Les deux astronautes sont arrivés à l'Agence spatiale canadienne dans leur combinaison bleu royal, le sourire aux lèvres. Des centaines d'employés, dont plusieurs accompagnés de leurs enfants le nez collé aux vitres, leur ont servi un accueil de rock stars.

Le terme «héros» véhicule son lot de clichés. Mais c'est ce que sont devenus Jenni Sidey et Joshua Kutryk cette semaine en coiffant 3770 autres candidats pour s'imposer comme les deux nouveaux astronautes canadiens.

«Ce n'est pas la première fois que je commence un nouvel emploi, mais jamais de ma vie je n'ai reçu un tel accueil!», s'est exclamé Joshua Kutryk en prenant visiblement la mesure du rêve qu'il incarne désormais auprès des Canadiens, et des jeunes en particulier.

Il y avait bien sûr beaucoup de mise en scène dans la présentation médiatique orchestrée hier - des enfants qui posent des questions préparées d'avance aux astronautes à la discussion genre «plateau de télévision» animée par le ministre fédéral Navdeep Bains. Mais cet engouement créé autour des astronautes est aussi rafraîchissant que bienvenu.

Après tout, Carey Price ne manque pas d'applaudissements lorsqu'il saute sur la glace du Centre Bell, et les réseaux sociaux ne se retiennent pas de vibrer chaque fois qu'Arcade Fire dévoile une chanson. Or, contrairement aux mondes du sport, des arts et même des affaires, la communauté scientifique compte peu de vedettes auxquelles le public peut s'identifier. Par la nature mythique de leur travail et l'incroyable processus compétitif par lequel ils doivent passer, les astronautes ont cette capacité de frapper l'imaginaire. Leur métier n'est peut-être pas représentatif de tout ce qui se fait en science, mais ils en sont les meilleurs ambassadeurs.

Carey Price ne fait pas que bloquer des rondelles. Il pousse on ne sait combien de garçons et de filles à enfiler leur équipement de hockey le samedi matin en rêvant à quelque chose de grand. C'est la même chose pour les astronautes. Le plus important n'est peut-être pas les boulons qu'ils iront visser dans l'espace, mais les passions et les carrières qu'ils susciteront et le goût du travail et du dépassement de soi qu'ils insuffleront.

À l'époque des réseaux sociaux, on a vu toute la magie qu'un homme comme Chris Hadfield a pu créer pendant son séjour dans l'espace. En novembre 2018, ce sera au tour d'un Québécois, David Saint-Jacques, de prendre place dans une capsule Soyouz et d'accomplir un rêve de gamin : s'arracher à l'attraction terrestre pour aller vivre six mois dans une structure filant à 28 000 km/h autour de la Terre.

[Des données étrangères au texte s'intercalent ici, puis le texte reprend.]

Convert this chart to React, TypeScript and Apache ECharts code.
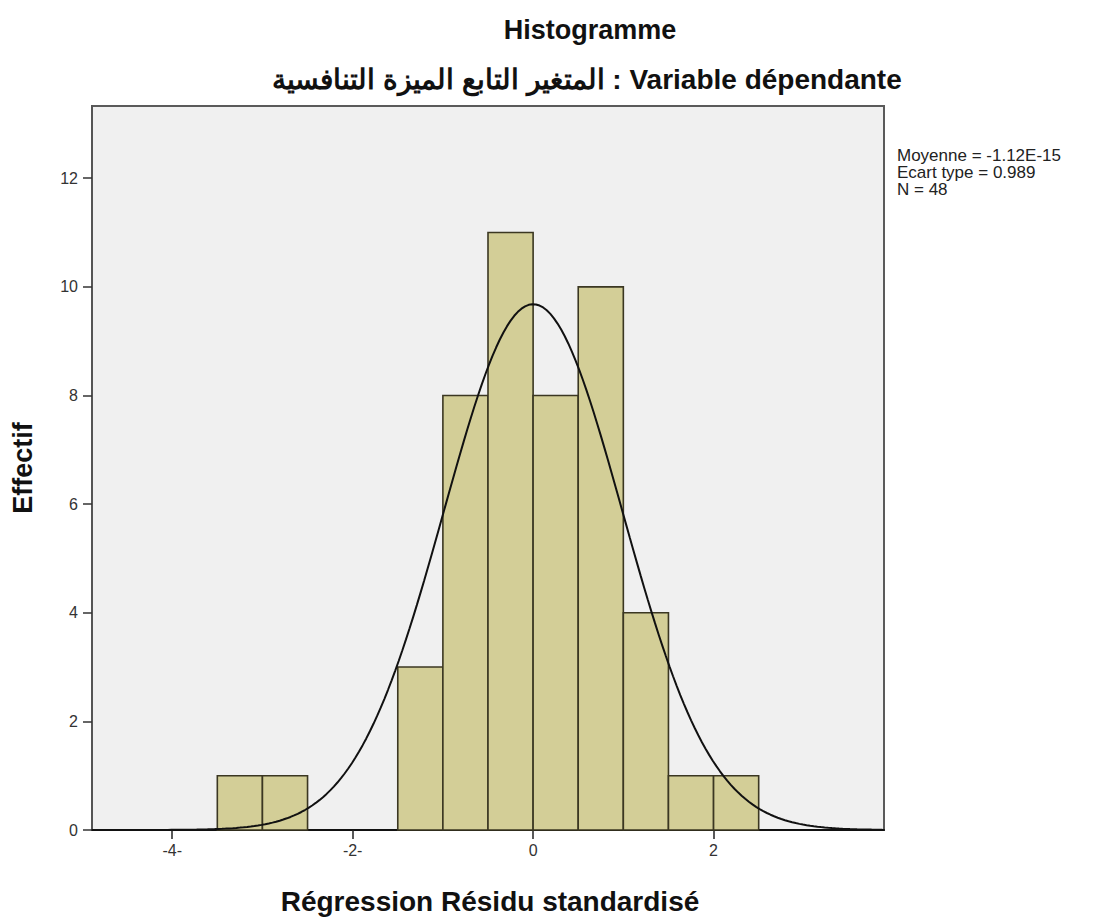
import React, { useEffect, useRef } from "react";
import * as echarts from "echarts";

const binStarts = [-3.5, -3.0, -1.5, -1.0, -0.5, 0.0, 0.5, 1.0, 1.5, 2.0];
const binCounts = [1, 1, 3, 8, 11, 8, 10, 4, 1, 1];
const binWidth = 0.5;
const xTicks = [-4, -2, 0, 2];
const xTickLabels = ["-4-", "-2-", "0", "2"];
const yTicks = [0, 2, 4, 6, 8, 10, 12];
const statMean = -1.12e-15;
const statSd = 0.989;
const statN = 48;
const statLines = ["Moyenne = -1.12E-15", "Ecart type = 0.989", "N = 48"];

const X_MIN = -4.889;
const X_MAX = 3.889;
const Y_MAX = 13.33;

export default function App() {
  const ref = useRef<HTMLDivElement>(null);
  useEffect(() => {
    if (!ref.current) return;
    const chart = echarts.init(ref.current, undefined, { renderer: "svg" });
    const bins = binStarts.map((s, i) => [s, s + binWidth, binCounts[i]]);
    const curve: number[][] = [];
    for (let x = X_MIN; x <= X_MAX + 1e-9; x += 0.04) {
      const z = (x - statMean) / statSd;
      const y = (statN * binWidth * Math.exp(-0.5 * z * z)) / (statSd * Math.sqrt(2 * Math.PI));
      curve.push([x, y]);
    }
    const font = "Arial, 'Liberation Sans', sans-serif";
    chart.setOption({
      animation: false,
      backgroundColor: "#ffffff",
      textStyle: { fontFamily: font },
      grid: {
        left: 92,
        top: 106,
        width: 792,
        height: 724,
        show: true,
        backgroundColor: "#F0F0F0",
        borderColor: "#5a5a5a",
        borderWidth: 2,
      },
      xAxis: {
        type: "value",
        min: X_MIN,
        max: X_MAX,
        splitLine: { show: false },
        axisLine: { show: true, onZero: false, lineStyle: { color: "#111", width: 2 } },
        axisTick: { show: true, length: 9, customValues: xTicks, lineStyle: { color: "#222", width: 1.5 } },
        axisLabel: {
          customValues: xTicks,
          color: "#333",
          fontSize: 16,
          margin: 12,
          fontFamily: font,
          formatter: (v: number) => {
            const i = xTicks.findIndex((t) => Math.abs(t - v) < 1e-6);
            return i >= 0 ? xTickLabels[i] : "";
          },
        },
      },
      yAxis: {
        type: "value",
        min: 0,
        max: Y_MAX,
        splitLine: { show: false },
        axisLine: { show: true, onZero: false, lineStyle: { color: "#555", width: 2 } },
        axisTick: { show: true, length: 9, customValues: yTicks, lineStyle: { color: "#333", width: 1.5 } },
        axisLabel: {
          customValues: yTicks,
          color: "#333",
          fontSize: 16,
          margin: 14,
          fontFamily: font,
        },
      },
      graphic: [
        {
          type: "text",
          x: 590,
          y: 30,
          style: { text: "Histogramme", font: `bold 27px ${font}`, fill: "#111", align: "center", verticalAlign: "middle" },
        },
        {
          type: "text",
          x: 587,
          y: 79,
          style: {
            text: "المتغير التابع الميزة التنافسية : Variable dépendante",
            font: `bold 28px ${font}`,
            fill: "#111",
            align: "center",
            verticalAlign: "middle",
          },
        },
        ...statLines.map((t, i) => ({
          type: "text",
          x: 897,
          y: 155 + i * 17,
          style: { text: t, font: `17px ${font}`, fill: "#222", align: "left", verticalAlign: "middle" },
        })),
        {
          type: "text",
          x: 23,
          y: 468,
          rotation: Math.PI / 2,
          style: { text: "Effectif", font: `bold 27px ${font}`, fill: "#111", align: "center", verticalAlign: "middle" },
        },
        {
          type: "text",
          x: 490,
          y: 901,
          style: {
            text: "Régression Résidu standardisé",
            font: `bold 28px ${font}`,
            fill: "#111",
            align: "center",
            verticalAlign: "middle",
          },
        },
      ],
      series: [
        {
          type: "custom",
          data: bins,
          encode: { x: [0, 1], y: 2 },
          renderItem: (params: any, api: any) => {
            const p0 = api.coord([api.value(0), api.value(2)]);
            const p1 = api.coord([api.value(1), 0]);
            return {
              type: "rect",
              shape: { x: p0[0], y: p0[1], width: p1[0] - p0[0], height: p1[1] - p0[1] },
              style: { fill: "#D3CE97", stroke: "#3b3722", lineWidth: 1.6 },
            };
          },
          z: 2,
        },
        {
          type: "line",
          data: curve,
          showSymbol: false,
          symbol: "none",
          lineStyle: { color: "#111", width: 2 },
          z: 3,
        },
      ],
    });
    return () => chart.dispose();
  }, []);
  return <div ref={ref} style={{ position: "fixed", left: 0, top: 0, width: 1101, height: 922 }} />;
}
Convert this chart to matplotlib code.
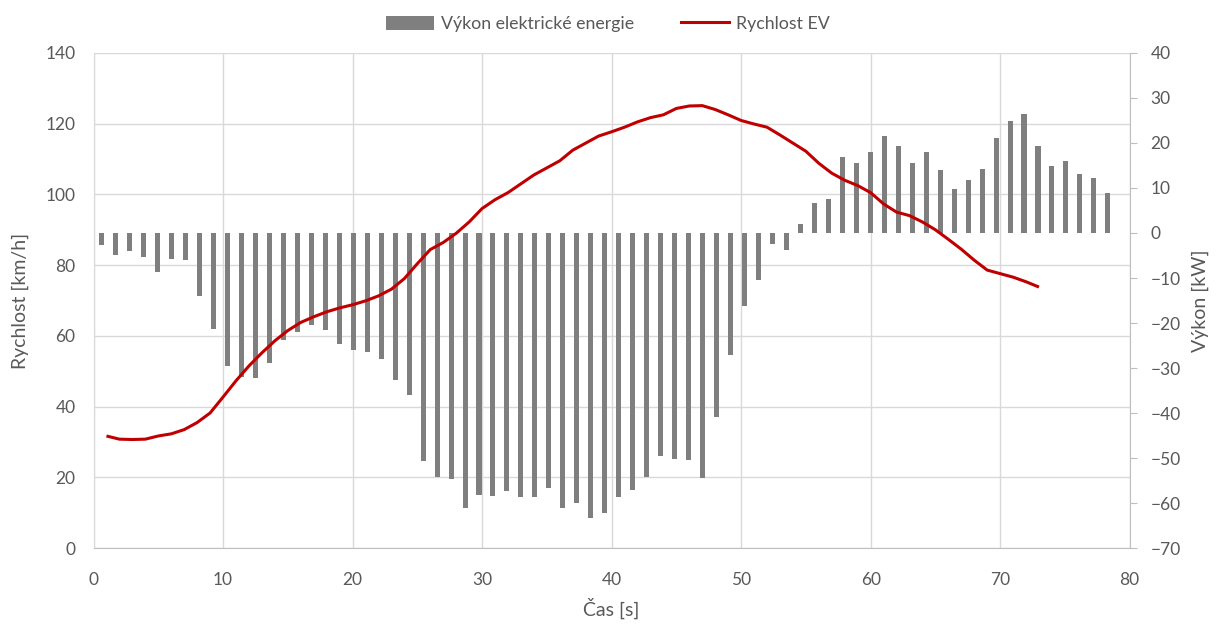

Cette fois, la nomination de Jenni Sidey et de Joshua Kutryk est particulière pour deux raisons. D'abord, pour la première fois depuis des décennies, ces astronautes peuvent rêver d'aller au-delà de la Station spatiale internationale. Ils pourraient un jour fouler le sol de la Lune ou même de Mars, ce qui ajoute une couche de rêve à leur aventure.

Ensuite, au moment où les femmes ne comptent encore que pour 13% des ingénieurs en exercice au Canada et sont sous-représentées dans des disciplines comme les mathématiques, l'informatique et la physique, la nomination de Jenni Sidey est une bénédiction. Souriante et facile d'approche, la femme de 28 ans s'est dite prête à servir de modèle.

«L'ingénierie, c'est utiliser la science pour améliorer la vie des gens. C'est pour tout le monde. Pour les jeunes filles qui ne le réalisent peut-être pas, j'espère avoir un impact et leur apprendre cela», a dit celle qui affirme avoir attrapé le virus de l'espace de la toute première astronaute canadienne, Roberta Bondar.

Les quatre astronautes canadiens s'appellent David Saint-Jacques, Jeremy Hansen, Jenni Sidey et Joshua Kutryk. Apprenons leurs noms et intéressons-nous à ce qu'ils font. Qui sait, on trouvera peut-être ça au moins aussi passionnant que ce que bien des vedettes plus connues nous dévoilent.